В академии несложно услышать странный щебет на птичьем языке. То есть, например, арго философов. Должно быть, философ философствует на птичьем языке потому, что терминология ёмко сообщает то, что нужно. Однако, наверное, обилие щебета способствует сокрытию незнания. Теперь надо вспомнить, что философ может не знать, и, в принципе, знать не должен. Что такое философия? Философствующий философ мыслит, он мыслитель. А мысль — чудо (Мераб Мамардашвили), путь мышления (Мартин Хайдеггер)…

Что такое философия — непонятно. И это понятно. Что непонятно теперь? Непонятно… Кажется, что делать непонятное не трудно. Но иногда я, например, не хочу быть понятым. Если всё понятно, то что делать? Просто не понимать, а понимать сложно потому что надо уметь понять…
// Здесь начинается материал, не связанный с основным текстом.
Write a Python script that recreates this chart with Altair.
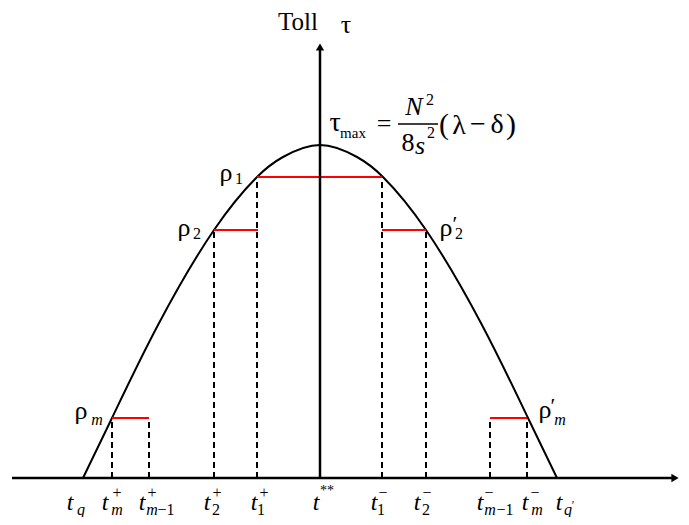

Этимологически слово “понятие” (надо внять), условно, берёт подобно снятию, изъятию и так далее. То есть, наверное, если я понимаю, то могу делать или делать вопреки, или делать в штыки, или делать наскоком. Науку наскоком не взять. Поэтому учёные умеют понимать, а неучёные не умеют понять что было понято. Эрнст Мах пишет, что специалисты умеют читать компетентные тексты, а не специалисты — нет. И это понятно. Понятно, что не всё понятно и всего не понять, понятно почему, что ужасно. Ужасно, что не всё понятно и всего не понять. Следовательно, ужас, а у страха глаза велики и потому видно, чего не видно. Но когда ужас так велик, что всё ужасно, жутко не ужаснуться. Загадочная жуть понятно непонятна, смешны разгадки,..

И только захваченный жутью человек захвачен приключениями, потому что реальные приключения, если они случаются, ужасны. Тогда человек придумывает: новое, невиданное, диво (например, чтобы решить затруднительную ситуацию)! Здесь проявляется нехватка словарного запаса и, следовательно, потребность придумывать или искать невиданные словечки. Со временем приходит желание общения, то есть демонстрация выдумки. И общение отвечает заслуженным трудам придумывания: являет сложные уровни, предлагает приключение, сконструированное из пережитого (или придуманного) времени. Поэтому философы скучают или выдумывают, но могут быть (или оказаться) непоняты или слишком понятны. Вот зачем философы трудятся, ведь философия, очевидно, сомнительна.

Следует только добавить, что общение, общностное прохождение придуманых приключений, должно идти справедливо. То есть нужно высказываться не только собственными придуманными словами, но выговаривать свою выдумку согласно выдумке сообщника, и, соответственно, наоборот.

Думаю, что позабавил добавкой, но вспомнил, что не ответил на то, что заявил. Попробую сумничать; сегодня, ввиду неочевидных тенденций, философия приводит в недоумение объёмом англоязычных терминов. Заимствования, кажется, содержат ассоциации, не свойственные русскому языку. Но вот, что интересно: вдруг не наш язык худой, но нужно непонимание заимствований среди понятных слов? Эта политическая провокация стеганографична тогда, когда человек совершает приключение. О’кей, пусть это будут боссы. Само собой, мечта о многоуровневом приключении подобна иммерсивной видеоигре.